Student Min. Jalil X, part of the 10,000 Fearless initiative called for by Min. Louis Farrakhan of the Nation of Islam to make Black neighborhoods safe and decent places to live, helps give away 2,500 pounds of food a week. Between 6,000 to 10,000 pounds of food is expected to be given away between Thanksgiving and Christmas season, he said.

Father Michael Pfleger of St. Sabina Church sees the same struggle in Chicago. “A lot of times people are lined up an hour before just to get vegetables,” he said, referring to church food giveaways. “The food that is offered in the community is mostly unhealthy so we shouldn’t be surprised that people are not eating healthy and have preexisting health conditions,” he added.

That’s where Stein Learning Gardens comes in, he continued. The garden project works to help bring higher quality foods to the community and teach people, especially youth, to feed themselves.

Shahid

“Every young person that comes through our school and youth center has to take a class at the Stein Learning Gardens. We encourage them to go home and educate their families on healthy eating.

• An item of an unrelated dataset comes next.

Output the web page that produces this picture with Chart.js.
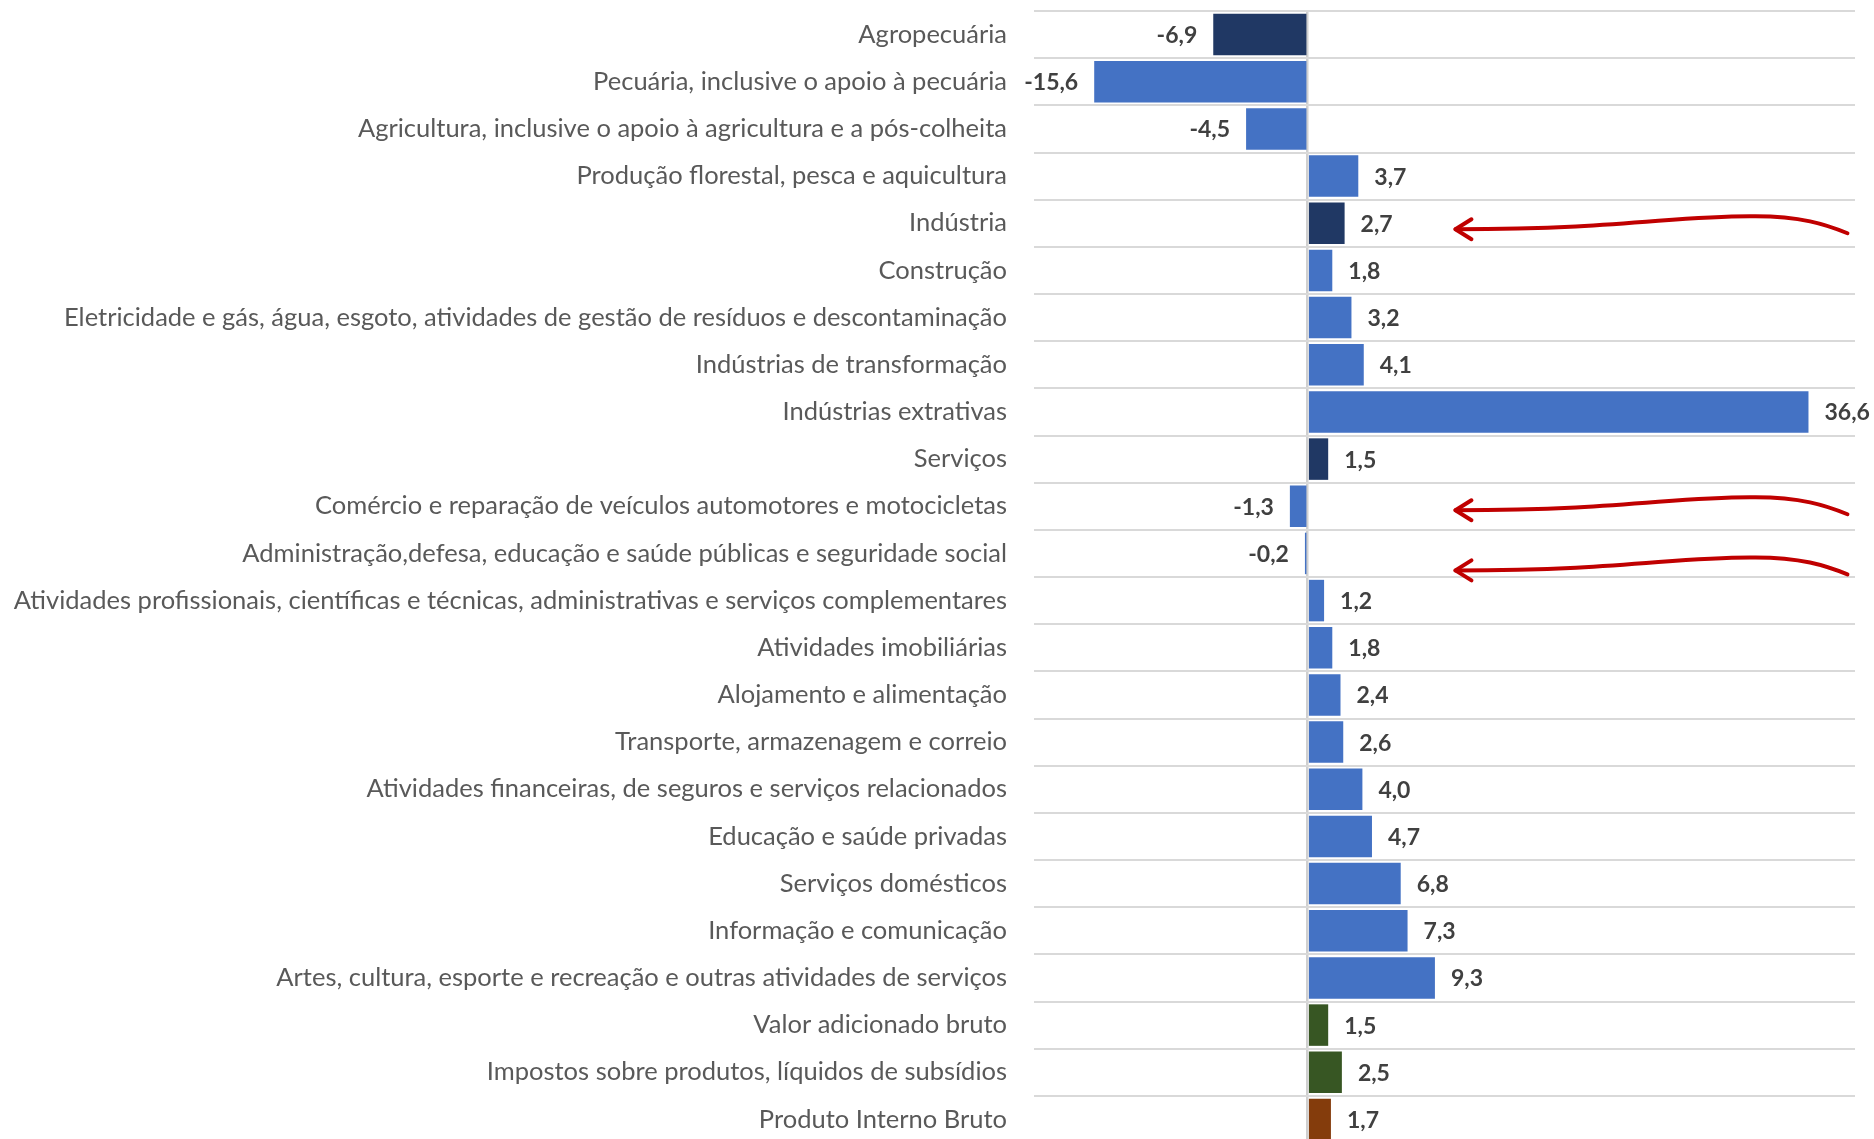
<!DOCTYPE html>
<html>
<head>
<meta charset="utf-8">
<script src="https://cdn.jsdelivr.net/npm/chart.js@4/dist/chart.umd.min.js"></script>
<style>
html,body{margin:0;padding:0;background:#fff;overflow:hidden;}
#clip{width:1874px;height:1139px;overflow:hidden;position:relative;}
#wrap{width:1874px;height:1146px;position:absolute;left:0;top:0;}
</style>
</head>
<body>
<div id="clip"><div id="wrap"><canvas id="c"></canvas></div></div>
<script>
const categories = [
  "Agropecuária",
  "Pecuária, inclusive o apoio à pecuária",
  "Agricultura, inclusive o apoio à agricultura e a pós-colheita",
  "Produção florestal, pesca e aquicultura",
  "Indústria",
  "Construção",
  "Eletricidade e gás, água, esgoto, atividades de gestão de resíduos e descontaminação",
  "Indústrias de transformação",
  "Indústrias extrativas",
  "Serviços",
  "Comércio e reparação de veículos automotores e motocicletas",
  "Administração,defesa, educação e saúde públicas e seguridade social",
  "Atividades profissionais, científicas e técnicas, administrativas e serviços complementares",
  "Atividades imobiliárias",
  "Alojamento e alimentação",
  "Transporte, armazenagem e correio",
  "Atividades financeiras, de seguros e serviços relacionados",
  "Educação e saúde privadas",
  "Serviços domésticos",
  "Informação e comunicação",
  "Artes, cultura, esporte e recreação e outras atividades de serviços",
  "Valor adicionado bruto",
  "Impostos sobre produtos, líquidos de subsídios",
  "Produto Interno Bruto"
];
const values = [-6.9, -15.6, -4.5, 3.7, 2.7, 1.8, 3.2, 4.1, 36.6, 1.5, -1.3, -0.2, 1.2, 1.8, 2.4, 2.6, 4.0, 4.7, 6.8, 7.3, 9.3, 1.5, 2.5, 1.7];
const groups = ["setor","sub","sub","sub","setor","sub","sub","sub","sub","setor","sub","sub","sub","sub","sub","sub","sub","sub","sub","sub","sub","agregado","agregado","pib"];
const highlighted = ["Indústria", "Comércio e reparação de veículos automotores e motocicletas", "Administração,defesa, educação e saúde públicas e seguridade social"];

const groupColors = { setor: "#203864", sub: "#4472C4", agregado: "#375623", pib: "#843C0C" };
const arrowOffsets = [6, 4, 17];

const labelPlugin = {
  id: "valueLabels",
  afterDatasetsDraw(chart) {
    const ctx = chart.ctx;
    const meta = chart.getDatasetMeta(0);
    ctx.save();
    ctx.font = "bold 23px Lato";
    ctx.fillStyle = "#404040";
    ctx.textBaseline = "middle";
    meta.data.forEach((el, i) => {
      const v = values[i];
      const txt = v.toFixed(1).replace(".", ",");
      if (v >= 0) { ctx.textAlign = "left"; ctx.fillText(txt, el.x + 16, el.y + 1); }
      else { ctx.textAlign = "right"; ctx.fillText(txt, el.x - 16, el.y + 1); }
    });
    ctx.restore();
  }
};

const arrowPlugin = {
  id: "arrows",
  afterDraw(chart) {
    const ctx = chart.ctx;
    const xs = chart.scales.x, ys = chart.scales.y;
    ctx.save();
    ctx.strokeStyle = "#C00000";
    ctx.lineWidth = 4;
    ctx.lineCap = "round";
    ctx.lineJoin = "round";
    highlighted.forEach((name, k) => {
      const idx = categories.indexOf(name);
      const tx = xs.getPixelForValue(10.8);
      const ty = ys.getPixelForValue(idx) + arrowOffsets[k];
      ctx.beginPath();
      ctx.moveTo(tx, ty);
      ctx.bezierCurveTo(tx + 170, ty, tx + 220, ty - 14, tx + 300, ty - 13);
      ctx.bezierCurveTo(tx + 345, ty - 13, tx + 370, ty - 5, tx + 392, ty + 4);
      ctx.stroke();
      ctx.beginPath();
      ctx.moveTo(tx + 16, ty - 10);
      ctx.lineTo(tx, ty);
      ctx.lineTo(tx + 16, ty + 10);
      ctx.stroke();
    });
    ctx.restore();
  }
};

new Chart(document.getElementById("c"), {
  type: "bar",
  data: {
    labels: categories,
    datasets: [{
      data: values,
      backgroundColor: groups.map(g => groupColors[g]),
      borderWidth: 0,
      categoryPercentage: 1,
      barPercentage: 0.88
    }]
  },
  options: {
    indexAxis: "y",
    responsive: true,
    maintainAspectRatio: false,
    animation: false,
    layout: { padding: { top: 11, right: 19, bottom: 3, left: 0 } },
    plugins: { legend: { display: false }, tooltip: { enabled: false } },
    scales: {
      x: {
        min: -20, max: 40,
        ticks: { display: false, stepSize: 10 },
        afterFit: s => { s.height = 0; s.paddingLeft = 0; s.paddingRight = 0; },
        grid: { drawTicks: false, lineWidth: 2.5, color: c => (c.tick && c.tick.value === 0) ? "#d0d0d0" : "rgba(0,0,0,0)" },
        border: { display: false }
      },
      y: {
        afterFit: s => { s.width = 1034; s.paddingTop = 0; s.paddingBottom = 0; },
        ticks: { font: { family: "Lato", size: 25.5 }, color: "#595959", padding: 27, autoSkip: false },
        grid: { offset: true, drawTicks: false, color: "#d9d9d9", lineWidth: 2 },
        border: { display: false }
      }
    }
  },
  plugins: [labelPlugin, arrowPlugin]
});
</script>
</body>
</html>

I absolutely believe it is important and it is a tool, but at the same time I do not think that we should let the city and food stores off the hook,” he said.

In Baltimore, We Our Us responded to the pandemic by feeding people in two locations in the city twice a week. That was in 2020 and since then the lines of families have only grown.

“We have been consistent in feeding our community because of the consistency of our partners in providing us with food,” said Andrew Muhammad, the head of We Our Us. Working with partners who deliver food, We Our Us gets the food out. Before Thanksgiving, the group did traditional outreach. But, Andrew Muhammad, said, “People continue to suffer. We had 300 turkeys but could have given out so many more.”